Note that $f_{c2}>f_{c1}$ and the greater the difference between the two the wider the pass band will be. If $f_{c2}=f_{c1}$ then there is no pass band because the minimum attenuation occurs at the highest attenuation factor when $f_{c2}=f_{c1}=f$ and results in an attenuation factor of $0.5$ which is greater than the desired minimum attenuation .

If we take the limit as $f_{c2}$ becomes infinitely larger than $f_{c1}$ then we reach the limit for the minimum attenuation (maximum attenuation factor = $\frac{1}{\sqrt{2}}$).

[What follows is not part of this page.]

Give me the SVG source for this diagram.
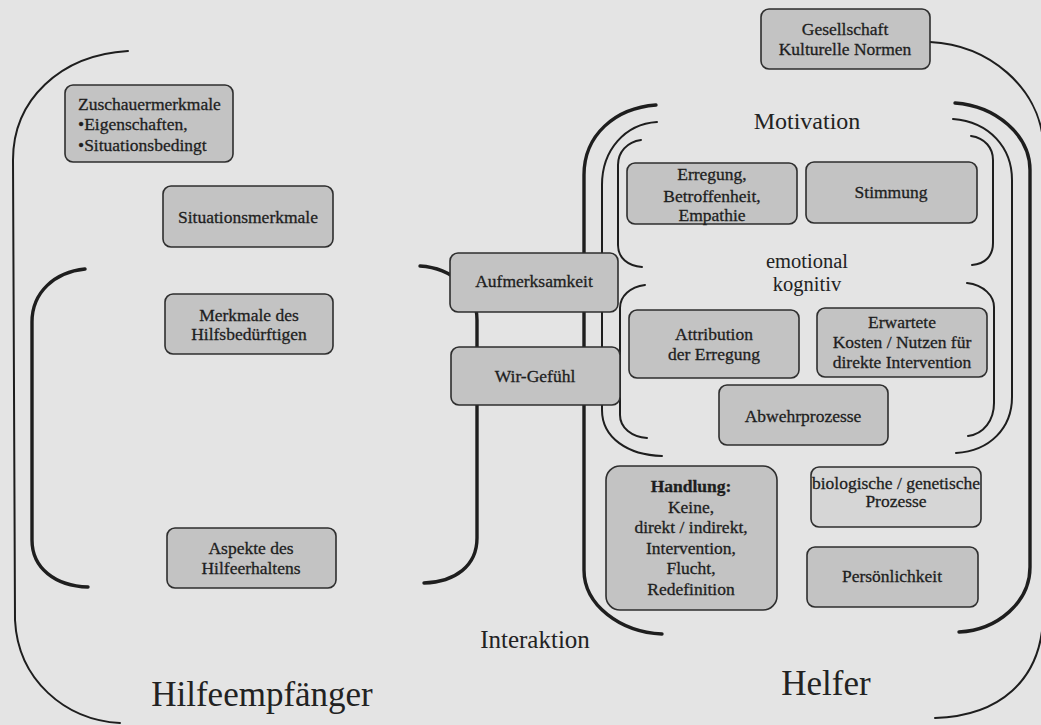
<svg xmlns="http://www.w3.org/2000/svg" width="1041" height="725" viewBox="0 0 1041 725">
<style>
.box{fill:#c3c3c3;stroke:#2e2e2e;stroke-width:1.6}
.light{fill:#d6d6d6}
.t{font-family:"Liberation Serif","Times New Roman",serif;font-size:17.5px;fill:#1e1e1e;stroke:#1e1e1e;stroke-width:0.3;text-anchor:middle}
.tl{text-anchor:start}
.big{font-size:35px;fill:#222;stroke:none}
.mid{font-size:24px;fill:#222;stroke:none}
.sm{font-size:20.5px;fill:#222;stroke:none}
.br{fill:none;stroke:#1e1e1e;stroke-linecap:round}
.thin{stroke-width:2}
.thick{stroke-width:3.4}
</style>
<rect width="1041" height="725" fill="#e4e4e4"/>
<g id="connectors">
  <path class="br thin" d="M128,51 C60,55 13,100 13,160 L15,620 C18,680 65,720 120,723"/>
  <path class="br thick" d="M85,269 C55,272 32,292 32,322 L32,540 C32,568 55,586 88,587"/>
  <path class="br thick" d="M420,266 C452,268 477,290 477,320 L477,538 C477,566 455,582 424,583"/>
  <path class="br thin" d="M930,42 C990,45 1038,88 1043,140 L1043,620 C1040,680 1000,716 935,718"/>
  <path class="br thick" d="M656,105 C615,108 584,135 584,175 L584,570 C584,605 620,632 662,634"/>
  <path class="br thick" d="M955,103 C996,106 1030,135 1030,170 L1030,567 C1030,602 998,630 959,632"/>
  <path class="br thin" d="M657,122 C625,124 602,150 602,185 L602,410 C602,438 628,455 662,456"/>
  <path class="br thin" d="M953,119 C990,122 1012,148 1012,180 L1012,397 C1012,428 990,451 956,453"/>
  <path class="br thin" d="M641,140 C627,142 618,152 618,165 L618,245 C618,258 628,266 642,267"/>
  <path class="br thin" d="M971,136 C985,138 993,148 993,160 L993,243 C993,256 985,264 972,265"/>
  <path class="br thin" d="M645,285 C630,287 620,296 620,308 L620,415 C620,428 632,437 647,438"/>
  <path class="br thin" d="M967,283 C984,285 994,296 994,307 L994,403 C994,420 984,434 968,436"/>
</g>
<g id="zuschauer">
  <rect class="box" x="65" y="85" width="168" height="77" rx="8"/>
  <text class="t tl" x="78" y="110">Zuschauermerkmale</text>
  <text class="t tl" x="78" y="130">•Eigenschaften,</text>
  <text class="t tl" x="78" y="151">•Situationsbedingt</text>
</g>
<g id="situation">
  <rect class="box" x="163" y="186" width="170" height="61" rx="8"/>
  <text class="t" x="248" y="223">Situationsmerkmale</text>
</g>
<g id="merkmale">
  <rect class="box" x="165" y="294" width="168" height="60" rx="8"/>
  <text class="t" x="249" y="321">Merkmale des</text>
  <text class="t" x="249" y="340">Hilfsbedürftigen</text>
</g>
<g id="aspekte">
  <rect class="box" x="167" y="528" width="169" height="60" rx="8"/>
  <text class="t" x="251" y="554">Aspekte des</text>
  <text class="t" x="251" y="574">Hilfeerhaltens</text>
</g>
<g id="aufmerksamkeit">
  <rect class="box" x="450" y="253" width="168" height="59" rx="8"/>
  <text class="t" x="534" y="287">Aufmerksamkeit</text>
</g>
<g id="wirgefuehl">
  <rect class="box" x="451" y="347" width="169" height="58" rx="8"/>
  <text class="t" x="535" y="382">Wir-Gefühl</text>
</g>
<g id="gesellschaft">
  <rect class="box" x="761" y="9" width="169" height="60" rx="8"/>
  <text class="t" x="845" y="35">Gesellschaft</text>
  <text class="t" x="845" y="55">Kulturelle Normen</text>
</g>
<g id="erregung">
  <rect class="box" x="627" y="163" width="170" height="61" rx="8"/>
  <text class="t" x="712" y="180">Erregung,</text>
  <text class="t" x="712" y="202">Betroffenheit,</text>
  <text class="t" x="712" y="221">Empathie</text>
</g>
<g id="stimmung">
  <rect class="box" x="806" y="162" width="171" height="61" rx="8"/>
  <text class="t" x="891" y="198">Stimmung</text>
</g>
<g id="attribution">
  <rect class="box" x="629" y="310" width="170" height="68" rx="8"/>
  <text class="t" x="714" y="340">Attribution</text>
  <text class="t" x="714" y="360">der Erregung</text>
</g>
<g id="erwartete">
  <rect class="box" x="817" y="308" width="170" height="69" rx="8"/>
  <text class="t" x="902" y="328">Erwartete</text>
  <text class="t" x="902" y="348">Kosten / Nutzen für</text>
  <text class="t" x="902" y="368">direkte Intervention</text>
</g>
<g id="abwehr">
  <rect class="box" x="719" y="385" width="169" height="60" rx="8"/>
  <text class="t" x="803" y="422">Abwehrprozesse</text>
</g>
<g id="handlung">
  <rect class="box" x="606" y="466" width="171" height="144" rx="14"/>
  <text class="t" x="691" y="492" font-weight="bold">Handlung:</text>
  <text class="t" x="691" y="513">Keine,</text>
  <text class="t" x="691" y="533">direkt / indirekt,</text>
  <text class="t" x="691" y="554">Intervention,</text>
  <text class="t" x="691" y="574">Flucht,</text>
  <text class="t" x="691" y="595">Redefinition</text>
</g>
<g id="biologisch">
  <rect class="box light" x="811" y="467" width="170" height="60" rx="8"/>
  <text class="t" x="896" y="489" font-size="16.5">biologische / genetische</text>
  <text class="t" x="896" y="507" font-size="16.5">Prozesse</text>
</g>
<g id="persoenlichkeit">
  <rect class="box" x="807" y="547" width="171" height="60" rx="8"/>
  <text class="t" x="892" y="582">Persönlichkeit</text>
</g>
<g id="labels">
  <text class="t mid" x="807" y="129">Motivation</text>
  <text class="t sm" x="807" y="268">emotional</text>
  <text class="t sm" x="807" y="291">kognitiv</text>
  <text class="t" x="535" y="648" style="font-size:25px;fill:#222;stroke:none">Interaktion</text>
  <text class="t big" x="262" y="706">Hilfeempfänger</text>
  <text class="t big" x="826" y="695">Helfer</text>
</g>
</svg>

Therefore this type of filter will always result in some attenuation.( If $f_{c2}$ is infinitely large then $\frac{f}{f_{c2}}$ approaches zero and if $f _{c1}$ is infinitely small then $\frac{f_{c1}}{f}$ approaches zero.)

Given that $f_{c2}>f_{c1}$ , there will be a frequency somewhere along the pass band called the resonant frequency which is where the maximum point of the graph will be. The frequency at which this occurs can be found by taking the geometric mean of the two cutoff frequencies (not the arithmetic mean).

The bandwidth of the filter is the difference between the two cutoff frequencies.

If the graph of attenuation vs frequency or voltage versus frequency is plotted so that the frequency axis has a logarithmic scale the curve will be symmetrical. If the frequency axis is scaled in the conventional method the curve will be asymmetrical. This is why the resonant frequency is found using the geometric mean and not the arithmetic mean.